As development professionals and partners, I’m asking you to be of comfort to others – right now – these next few weeks. There will be a feeling of loss, and for some real loss as the changing of the season pushes us closer together, but with less traditional activities to experience together.
I’m asking you to have your antennae up for those around you who are in need of comfort. We grieve loss – and now that can well be what we have always done at this time of year.
Comforting one another can be a complex, sometimes clumsy business. “How are you feeling as we head into fall?” gets the conversation started. I’m getting cues through less energy and sighs. Sometimes it’s a verbal, “I’m feeling a bit down – not sure why.” Or, you may know someone who lost a loved-one. With many not even having the traditional funeral services and gatherings, grief can be harder to manage and your need to comfort even greater.
So, here are some tips to help you comfort another:
1. Be intentional: comfort is no accident; when you comfort someone let them know you want to be there for them. If this is sitting quietly across the room, across the picnic table or on zoom, no matter. If this is written, “Sending you my warm hug of comfort.” “As you begin a very different fall, sending you comfort as we miss so many of our traditions.”
2. Be empathetic: comfort means you understand, they are not alone, you accept their feelings and problems, and even share in the suffering.
3. Use non-verbal behavior: closeness, availability, listening, and safe-touching signal “you can count on me.” Non-verbal behavior is crucial and signifies “truth” and includes eye contact and forward body lean. Acknowledge that this feels different 6 feet apart.

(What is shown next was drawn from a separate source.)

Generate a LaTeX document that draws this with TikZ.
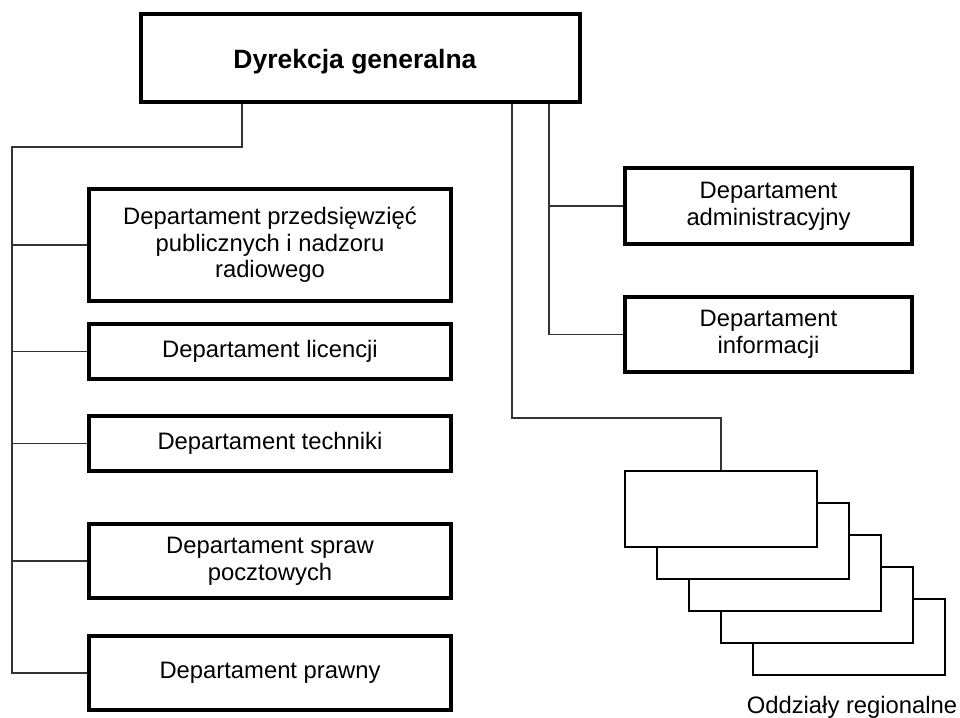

4. Don’t offer advice or material/tactical help: While you may think you understand the pain, refrain from telling them what to do. You may try asking, “Are there things you do when you feel like this that help you?” Let them suggest their own action.
5. Get personal: If you know the person always came to your event and will be missing it, send a photo from the past at the event and remind them of the joy of being together then and that you will be again…but leave the specifics on when out of it.
6. Be tailored and caring: if you want to comfort someone, consider what they need and what makes them feel cared for – not what you would need or how you feel cared for when upset. “Just happen to have one of your fav chocolate chip cookies.”
7. Be safe: in addition to intentional, empathetic, tailored to the other, and caring, comfort happens when there is a clear distinction between self and other. When you comfort someone, you carry your love and good intentions in the same basket as your empathy for their pain. This demands clarity and self-awareness.
8. Finally, Messages to AVOID: “I know how you feel.” People experience hardship in their own way, at their own pace. While empathy is a good thing, this is about them, not you. “Just let me know how I can help.” Offering help is great, but leaving it up to them can feel overwhelming. Instead, simply let them know that you are there for them. “Everything happens for a reason.” This implies there is a good reason for your loved one’s pain. Don’t shrug off their hardship; recognize it with a gentle, “we’ll get through this together.”
While I am generally a pretty upbeat and positive kind of gal, fall without football is going to hit me hard! And to be honest, I am MISSING PEOPLE – the hugs, the conferences, the connections. Sincerely, it is real to grieve what you can no longer do – the people you can not see right now. And while you can focus on what remains the same – the dedication of our donors, the value of our missions, family, faith and love, there is a sense of loss you can help others get through.
How are you feeling now as we enter fall? What have you found comforting? Have you lifted up another who was grieving what we used to have and do as September approached? Please reply and share your experience! Marcy@marcyheim.com
You are a gift to your colleagues and donors. Know that when you comfort them, they do feel better and they appreciate you. And know that our very work – inspiring generosity – allows our donors to provide comfort in so many ways. Ah, that’s better.